Before the smolt trapping project began, scientists had no way of knowing how many salmon were leaving the rivers every spring. To estimate the number of fish lost during the marine phase, they could only compare comparing the number of juvenile fish in a river the autumn before migration with the number of adult fish that returned from the ocean 1-3 years later. In this method, the number of fish estimated to have been lost in the marine environment included an unknown number of juveniles that did not survive their final freshwater winter, plus any migrating smolts that did not survive the difficult transition from fresh to salt water.

In 1996, John Kocik of NOAA Fisheries and Ken Beland of the Atlantic Salmon Commission started smolt trapping studies to provide better estimates of the number of smolts that made the journey to sea. The project began on the Narraguagus River, with a rotary screw trap – a passive, water-powered fish capture system that had never before been used in New England. Smolts caught in the trap are weighed and measured, and small tissues samples and/or scale samples are sometimes taken, and then the fish are released to continue their migration to the ocean. In related studies, some of the smolts receive surgically implanted ultrasonic tags that provide information about how those fish fare when they encountered salt water farther downstream.
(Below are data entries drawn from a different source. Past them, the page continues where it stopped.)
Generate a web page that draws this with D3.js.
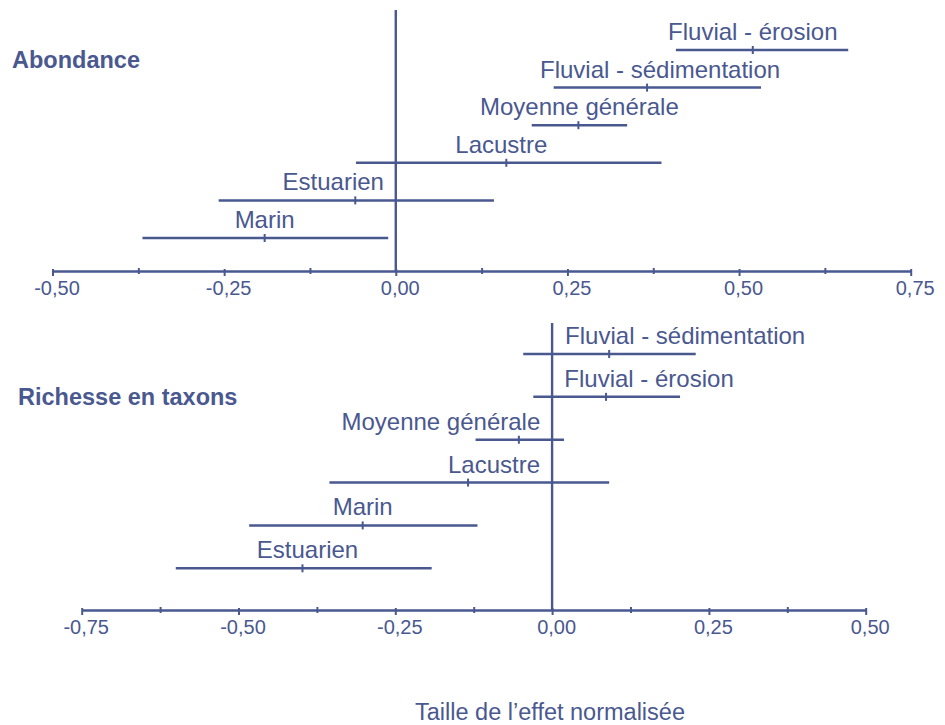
<!DOCTYPE html>
<html>
<head>
<meta charset="utf-8">
<script src="https://cdn.jsdelivr.net/npm/d3@7"></script>
<style>
  html, body { margin: 0; padding: 0; background: #ffffff; }
  svg { display: block; font-family: "Liberation Sans", Arial, sans-serif; }
</style>
</head>
<body>
<svg id="chart" width="945" height="725"></svg>
<script>
// Abondance: effect size estimates with confidence limits
const catsTop = ["Fluvial - érosion", "Fluvial - sédimentation", "Moyenne générale", "Lacustre", "Estuarien", "Marin"];
const estTop = [0.520, 0.366, 0.266, 0.161, -0.059, -0.191];
const loTop  = [0.408, 0.230, 0.198, -0.058, -0.258, -0.369];
const hiTop  = [0.659, 0.532, 0.337, 0.387, 0.143, -0.011];

// Richesse en taxons
const catsBottom = ["Fluvial - sédimentation", "Fluvial - érosion", "Moyenne générale", "Lacustre", "Marin", "Estuarien"];
const estBottom = [0.091, 0.086, -0.053, -0.134, -0.302, -0.398];
const loBottom  = [-0.046, -0.030, -0.122, -0.355, -0.483, -0.600];
const hiBottom  = [0.229, 0.204, 0.019, 0.091, -0.119, -0.192];

// Axis ticks
const ticksTop = [-0.50, -0.25, 0.00, 0.25, 0.50, 0.75];
const ticksBottom = [-0.75, -0.50, -0.25, 0.00, 0.25, 0.50];

const panelTitles = ["Abondance", "Richesse en taxons"];
const axisTitle = "Taille de l\u2019effet normalisée";

// Horizontal nudges (px) that keep labels clear of the zero line
const nudgeTop = [0, 13, 1, -5, -22, 0];
const nudgeBottom = [76, 43, -78, 26, 0, 5];

const color = "#4a5890";
const fr = d3.formatLocale({decimal: ",", thousands: " ", grouping: [3], currency: ["", " €"], minus: "-"});
const fmt = fr.format(".2f");

const svg = d3.select("#chart");

function panel(cfg) {
  const x = d3.scaleLinear().domain(cfg.domain).range(cfg.xRange);
  const y = d3.scalePoint().domain(cfg.cats).range(cfg.yRange);
  const g = svg.append("g");

  // zero reference line
  g.append("line")
    .attr("x1", x(0)).attr("x2", x(0))
    .attr("y1", cfg.zeroTop).attr("y2", cfg.axisY)
    .attr("stroke", color).attr("stroke-width", 2.4);

  // minor ticks
  const minor = d3.range(cfg.domain[0] + 0.125, cfg.domain[1], 0.25);
  const minorAxis = g.append("g")
    .attr("transform", `translate(0,${cfg.axisY})`)
    .call(d3.axisBottom(x).tickValues(minor).tickSize(3).tickFormat(""));
  minorAxis.select(".domain").remove();
  minorAxis.selectAll(".tick line").attr("y1", -3).attr("stroke", color).attr("stroke-width", 2);

  // main axis
  const ax = g.append("g")
    .attr("transform", `translate(0,${cfg.axisY})`)
    .call(d3.axisBottom(x).tickValues(cfg.ticks).tickSizeInner(5).tickSizeOuter(0).tickFormat(fmt));
  ax.select(".domain").attr("stroke", color).attr("stroke-width", 2.4);
  ax.selectAll(".tick line").attr("y1", -2).attr("stroke", color).attr("stroke-width", 2);
  ax.selectAll(".tick text")
    .attr("fill", color)
    .attr("font-size", "20px")
    .attr("font-family", "\"Liberation Sans\", Arial, sans-serif")
    .attr("y", 24).attr("dy", 0).attr("dx", 4);

  // confidence intervals
  g.selectAll("line.ci").data(cfg.cats).join("line")
    .attr("class", "ci")
    .attr("x1", (d, i) => x(cfg.lo[i]))
    .attr("x2", (d, i) => x(cfg.hi[i]))
    .attr("y1", d => y(d)).attr("y2", d => y(d))
    .attr("stroke", color).attr("stroke-width", 2.5);

  // point estimates
  g.selectAll("line.est").data(cfg.cats).join("line")
    .attr("class", "est")
    .attr("x1", (d, i) => x(cfg.est[i]))
    .attr("x2", (d, i) => x(cfg.est[i]))
    .attr("y1", d => y(d) - 4).attr("y2", d => y(d) + 4)
    .attr("stroke", color).attr("stroke-width", 2);

  // category labels
  g.selectAll("text.cat").data(cfg.cats).join("text")
    .attr("class", "cat")
    .attr("x", (d, i) => x(cfg.est[i]) + cfg.nudge[i])
    .attr("y", d => y(d) - 10)
    .attr("text-anchor", "middle")
    .attr("font-size", "24px")
    .attr("fill", color)
    .text(d => d);

  // panel title
  g.append("text")
    .attr("x", cfg.titleX).attr("y", cfg.titleY)
    .attr("font-size", "23.5px").attr("font-weight", "bold")
    .attr("fill", color)
    .text(cfg.title);
}

panel({
  cats: catsTop, est: estTop, lo: loTop, hi: hiTop, nudge: nudgeTop,
  ticks: ticksTop, domain: [-0.5, 0.75],
  xRange: [52.5, 910.7], yRange: [50, 238],
  axisY: 271, zeroTop: 10,
  title: panelTitles[0], titleX: 12, titleY: 68
});

panel({
  cats: catsBottom, est: estBottom, lo: loBottom, hi: hiBottom, nudge: nudgeBottom,
  ticks: ticksBottom, domain: [-0.75, 0.5],
  xRange: [81.7, 865.7], yRange: [354, 568.3],
  axisY: 610, zeroTop: 323,
  title: panelTitles[1], titleX: 18, titleY: 405
});

svg.append("text")
  .attr("x", 550).attr("y", 720)
  .attr("text-anchor", "middle")
  .attr("font-size", "23.5px")
  .attr("fill", color)
  .text(axisTitle);
</script>
</body>
</html>
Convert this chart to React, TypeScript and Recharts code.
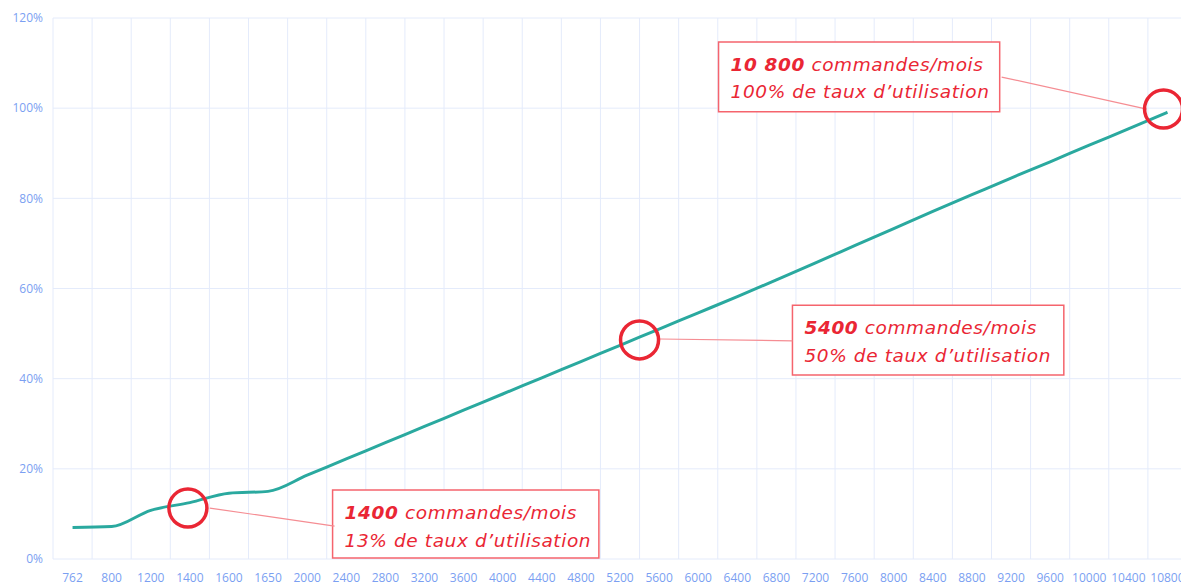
import { LineChart, Line, XAxis, YAxis, CartesianGrid, ReferenceDot, ReferenceLine, ReferenceArea } from 'recharts';

// commandes par mois (axe X)
const categories = [
  '762', '800', '1200', '1400', '1600', '1650', '2000', '2400', '2800', '3200',
  '3600', '4000', '4400', '4800', '5200', '5600', '6000', '6400', '6800', '7200',
  '7600', '8000', '8400', '8800', '9200', '9600', '10000', '10400', '10800',
];

// taux d'utilisation en %
const utilisation = [
  7.0, 7.2, 10.8, 12.5, 14.6, 15.0, 18.6, 22.2, 25.8, 29.4,
  33.0, 36.6, 40.2, 43.8, 47.4, 51.0, 54.6, 58.2, 61.9, 65.7,
  69.5, 73.3, 77.1, 80.8, 84.5, 88.1, 91.8, 95.4, 99.1,
];

const yTicks = [0, 20, 40, 60, 80, 100, 120];

const data = categories.map((label, idx) => ({ idx, label, value: utilisation[idx] }));

const RED = '#ea2634';
const BOX = '#f5646d';
const LINK = '#f58d93';
const FONT = '"Open Sans", sans-serif';
const NOTE_FONT = '"DejaVu Sans", sans-serif';

function note(bold: string, rest: string, second: string) {
  return (props: any) => {
    const vb = props.viewBox || {};
    const x = vb.x + 12;
    return (
      <g>
        <text x={x} y={vb.y + 22} fill={RED} fontSize={18.5} fontStyle="italic" fontFamily={NOTE_FONT} letterSpacing={0.6} dominantBaseline="central">
          <tspan fontWeight={700}>{bold}</tspan>
          <tspan fontWeight={400}> {rest}</tspan>
        </text>
        <text x={x} y={vb.y + 50} fill={RED} fontSize={18.5} fontStyle="italic" fontFamily={NOTE_FONT} letterSpacing={0.6} dominantBaseline="central">
          {second}
        </text>
      </g>
    );
  };
}

export default function App() {
  const n = categories.length;
  const bandLines = ({ offset }: any) => {
    const band = offset.width / n;
    return Array.from({ length: n + 1 }, (_, i) => offset.left + i * band);
  };

  return (
    <div style={{ position: 'fixed', left: 0, top: 0, width: 1181, height: 585, overflow: 'hidden', background: '#fff' }}>
      <LineChart width={1190} height={585} data={data} margin={{ top: 18, right: 3, bottom: 0, left: 0 }}>
        <CartesianGrid stroke="#e4ebfb" strokeWidth={1} verticalCoordinatesGenerator={bandLines} />
        <XAxis
          dataKey="idx"
          type="number"
          domain={[-0.5, n - 0.5]}
          ticks={data.map((d) => d.idx)}
          tickFormatter={(v) => categories[v]}
          interval={0}
          axisLine={false}
          tickLine={false}
          tickMargin={8}
          height={26}
          tick={{ fill: '#7b9ff2', fontSize: 12, fontFamily: FONT }}
        />
        <YAxis
          domain={[0, 120]}
          ticks={yTicks}
          tickFormatter={(v) => `${v}%`}
          axisLine={false}
          tickLine={false}
          tickMargin={4}
          width={53}
          tick={{ fill: '#7b9ff2', fontSize: 12, fontFamily: FONT }}
        />
        <Line
          type="monotone"
          dataKey="value"
          stroke="#2aa99f"
          strokeWidth={3}
          dot={false}
          isAnimationActive={false}
        />

        <ReferenceLine segment={[{ x: 3.51, y: 11.3 }, { x: 6.7, y: 7.3 }]} stroke={LINK} strokeWidth={1.2} ifOverflow="visible" />
        <ReferenceLine segment={[{ x: 15.02, y: 48.8 }, { x: 18.41, y: 48.4 }]} stroke={LINK} strokeWidth={1.2} ifOverflow="visible" />
        <ReferenceLine segment={[{ x: 23.76, y: 106.9 }, { x: 27.47, y: 99.8 }]} stroke={LINK} strokeWidth={1.2} ifOverflow="visible" />

        <ReferenceArea x1={6.65} x2={13.46} y1={0.2} y2={15.3} fill="#fff" fillOpacity={1} stroke={BOX} strokeWidth={1.5} ifOverflow="visible"
          label={note('1400', 'commandes/mois', '13% de taux d’utilisation')} />
        <ReferenceArea x1={18.41} x2={25.35} y1={40.8} y2={56.3} fill="#fff" fillOpacity={1} stroke={BOX} strokeWidth={1.5} ifOverflow="visible"
          label={note('5400', 'commandes/mois', '50% de taux d’utilisation')} />
        <ReferenceArea x1={16.52} x2={23.71} y1={99.2} y2={114.7} fill="#fff" fillOpacity={1} stroke={BOX} strokeWidth={1.5} ifOverflow="visible"
          label={note('10 800', 'commandes/mois', '100% de taux d’utilisation')} />

        <ReferenceDot x={2.95} y={11.3} r={19} fill="none" stroke={RED} strokeWidth={3.5} ifOverflow="visible" />
        <ReferenceDot x={14.5} y={48.6} r={19} fill="none" stroke={RED} strokeWidth={3.5} ifOverflow="visible" />
        <ReferenceDot x={27.9} y={99.8} r={19} fill="none" stroke={RED} strokeWidth={3.5} ifOverflow="visible" />
      </LineChart>
    </div>
  );
}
The data collected over the first five years of study have provided scientists with a new view of Atlantic salmon ecology. For the first time, scientists can estimate how many juvenile fish died in the winter before their downstream migration.

"We are finding that a substantial number of smolts are lost in the fresh water environment," Sheehan said. "It appears that conditions in the river play a significant role in determining how many fish eventually return to the river to spawn."

In addition, when smolt-trapping data are combined with data from ultrasonic tagging projects, scientists can measure the loss of salmon smolts in estuaries and nearshore environments. These data will help separate mortality in the first month at sea from the rest of the 1-3 year migration.

"The information from this research should help focus the salmon managements effort more directly on those problems that have contributed most to the decline in recent years," Sheehan said.

The smolt trapping study has been successful enough that NOAA Fisheries and the ASC have extended the range of the study both north and south of the Narraguagus. In 1999, NOAA Fisheries, in cooperation with ASC, began monitoring the smolt migration on the Pleasant River. The 2001 season marks the beginning of smolt trapping on the Dennys (ASC) and the Sheepscot (NOAA Fisheries).